EXERCISE DESCRIPTION: Show only lines that include "this".

TASK INPUTS:
++++++
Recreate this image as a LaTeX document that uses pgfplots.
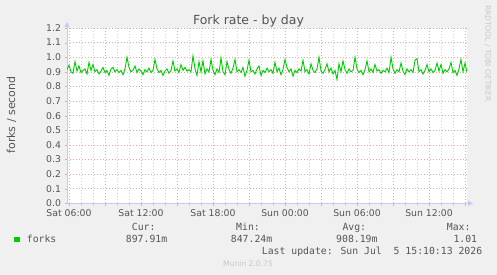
\documentclass[border=0pt]{standalone}
\usepackage{fontspec}
\setmainfont{DejaVu Sans}
\newfontfamily\monofont{DejaVu Sans Mono}
\usepackage{pgfplots}
\pgfplotsset{compat=1.18}
\usetikzlibrary{arrows.meta}
\definecolor{bgc}{HTML}{F0F0F0}
\definecolor{txt}{HTML}{555555}
\definecolor{mgrid}{HTML}{E6A8A8}
\definecolor{ngrid}{HTML}{D0D0D0}
\definecolor{axc}{HTML}{C8C8F4}
\definecolor{lgreen}{HTML}{00CC00}
\definecolor{wm}{HTML}{C8C8C8}
\begin{document}
\begin{tikzpicture}[x=1pt,y=1pt]
\fill[bgc] (0,0) rectangle (497,275);
\path[use as bounding box] (0,0) rectangle (497,275);
\begin{axis}[at={(67pt,71.7pt)}, anchor=south west, scale only axis,
  width=400pt, height=175.3pt,
  xmin=35, xmax=235, ymin=0, ymax=1.2, enlargelimits=false,
  axis background/.style={fill=white},
  axis lines=left,
  axis line style={draw=axc, line width=0.8pt, -{Triangle[length=5pt,width=5pt]}, shorten >=-6pt},
  xtick={36,54,...,234},
  xticklabels={Sat 06:00,,Sat 12:00,,Sat 18:00,,Sun 00:00,,Sun 06:00,,Sun 12:00,},
  minor x tick num=2,
  ytick={0,0.1,0.2,0.3,0.4,0.5,0.6,0.7,0.8,0.9,1.0,1.1,1.2},
  yticklabel={\pgfmathprintnumber[fixed,fixed zerofill,precision=1]{\tick}},
  /pgf/number format/assume math mode=true,
  xmajorgrids, ymajorgrids, xminorgrids,
  major grid style={draw=mgrid, dash pattern=on 1pt off 2pt, line width=0.6pt},
  minor grid style={draw=ngrid, dash pattern=on 1pt off 2pt, line width=0.6pt},
  tick align=outside, major tick length=2.5pt, minor tick length=2.5pt,
  every major tick/.append style={draw=mgrid},
  every minor tick/.append style={draw=ngrid},
  ticklabel style={font=\fontsize{9.3}{11}\selectfont, text=txt},
]
\addplot[lgreen, line width=0.9pt] coordinates {
(35,0.915)(36,0.945)(37,0.900)(38,0.890)(39,0.970)(40,0.905)(41,0.940)(42,0.895)(43,0.910)(44,0.920)
(45,0.885)(46,0.965)(47,0.910)(48,0.950)(49,0.900)(50,0.915)(51,0.885)(52,0.905)(53,0.930)(54,0.895)
(55,0.910)(56,0.875)(57,0.920)(58,0.930)(59,0.900)(60,0.915)(61,0.895)(62,0.910)(63,0.880)(64,0.920)
(65,1.000)(66,0.930)(67,0.900)(68,0.910)(69,0.940)(70,0.895)(71,0.920)(72,0.905)(73,0.880)(74,0.915)
(75,0.900)(76,0.925)(77,0.895)(78,0.910)(79,0.985)(80,0.920)(81,0.895)(82,0.910)(83,0.875)(84,0.905)
(85,0.920)(86,0.890)(87,0.910)(88,0.975)(89,0.905)(90,0.920)(91,0.895)(92,0.950)(93,0.910)(94,0.930)
(95,0.905)(96,0.915)(97,0.900)(98,1.010)(99,0.920)(100,0.875)(101,0.970)(102,0.900)(103,0.975)(104,0.885)
(105,0.920)(106,0.900)(107,0.985)(108,0.910)(109,0.880)(110,0.920)(111,0.895)(112,0.995)(113,0.900)(114,0.880)
(115,0.970)(116,0.915)(117,0.890)(118,0.925)(119,0.985)(120,0.900)(121,0.915)(122,0.895)(123,0.930)(124,0.870)
(125,0.910)(126,0.980)(127,0.900)(128,0.910)(129,0.885)(130,0.920)(131,0.940)(132,0.875)(133,0.910)(134,0.895)
(135,0.925)(136,0.900)(137,0.915)(138,0.890)(139,0.965)(140,0.900)(141,0.925)(142,0.880)(143,0.915)(144,0.985)
(145,0.930)(146,0.900)(147,0.920)(148,0.870)(149,0.910)(150,0.895)(151,0.920)(152,0.905)(153,0.980)(154,0.900)
(155,0.915)(156,0.885)(157,0.955)(158,0.910)(159,0.895)(160,0.920)(161,1.000)(162,0.905)(163,0.890)(164,0.915)
(165,0.955)(166,0.900)(167,0.925)(168,0.885)(169,0.910)(170,0.847)(171,0.955)(172,0.900)(173,0.975)(174,0.915)
(175,0.890)(176,0.920)(177,0.900)(178,0.910)(179,1.000)(180,0.920)(181,0.895)(182,0.910)(183,0.880)(184,0.915)
(185,0.975)(186,0.900)(187,0.920)(188,0.895)(189,0.950)(190,0.905)(191,0.915)(192,0.890)(193,0.910)(194,0.900)
(195,0.925)(196,0.895)(197,1.000)(198,0.920)(199,0.890)(200,0.915)(201,0.900)(202,0.960)(203,0.905)(204,0.880)
(205,0.920)(206,0.900)(207,0.915)(208,0.895)(209,0.980)(210,0.990)(211,0.900)(212,0.915)(213,0.885)(214,0.910)
(215,0.950)(216,0.900)(217,0.920)(218,0.895)(219,0.910)(220,0.960)(221,0.905)(222,0.950)(223,0.890)(224,0.915)
(225,0.900)(226,0.920)(227,0.965)(228,0.895)(229,0.910)(230,0.875)(231,0.920)(232,0.985)(233,0.900)(234,0.960)
(235,0.898)
};
\end{axis}
\node[inner sep=0, anchor=base, font=\fontsize{12.5}{14}\selectfont, text=txt] at (248.5,250) {Fork rate - by day};
\node[inner sep=0, anchor=base, rotate=90, font=\fontsize{11}{13}\selectfont, text=txt] at (15,160) {forks / second};
\begin{scope}[every node/.style={inner sep=0, anchor=base west, font=\monofont\fontsize{9.8}{11}\selectfont, text=txt}]
\node at (131.7,44.3) {Cur:};
\node at (236,44.3) {Min:};
\node at (342.3,44.3) {Avg:};
\node at (446.7,44.3) {Max:};
\node at (26.7,32.3) {forks};
\node at (125.7,32.3) {897.91m};
\node at (230.7,32.3) {847.24m};
\node at (336,32.3) {908.19m};
\node at (453.3,32.3) {1.01};
\node at (261.7,20) {Last update: Sun Jul\ \ 5 15:10:13 2026};
\end{scope}
\fill[lgreen] (14,32.7) rectangle (20,38.3);
\node[inner sep=0, anchor=base west, font=\fontsize{7.6}{9}\selectfont, text=wm] at (223,8.3) {Munin 2.0.75};
\node[inner sep=0, anchor=west, rotate=-90, font=\fontsize{7.5}{9}\selectfont, text=wm] at (487.7,270) {RRDTOOL / TOBI OETIKER};
\end{tikzpicture}
\end{document}
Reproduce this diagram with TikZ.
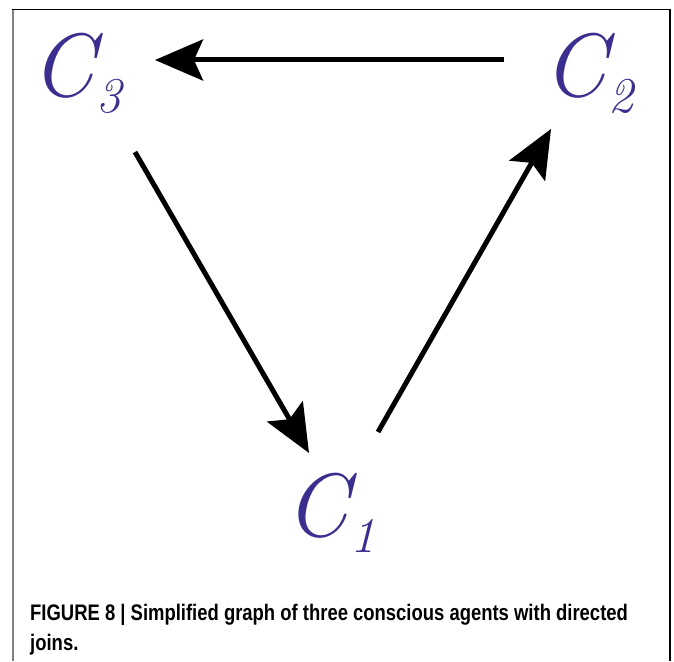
++++++
SOLUTION:
Recreate this image as a LaTeX document that uses pgfplots.
Reproduce this diagram with TikZ.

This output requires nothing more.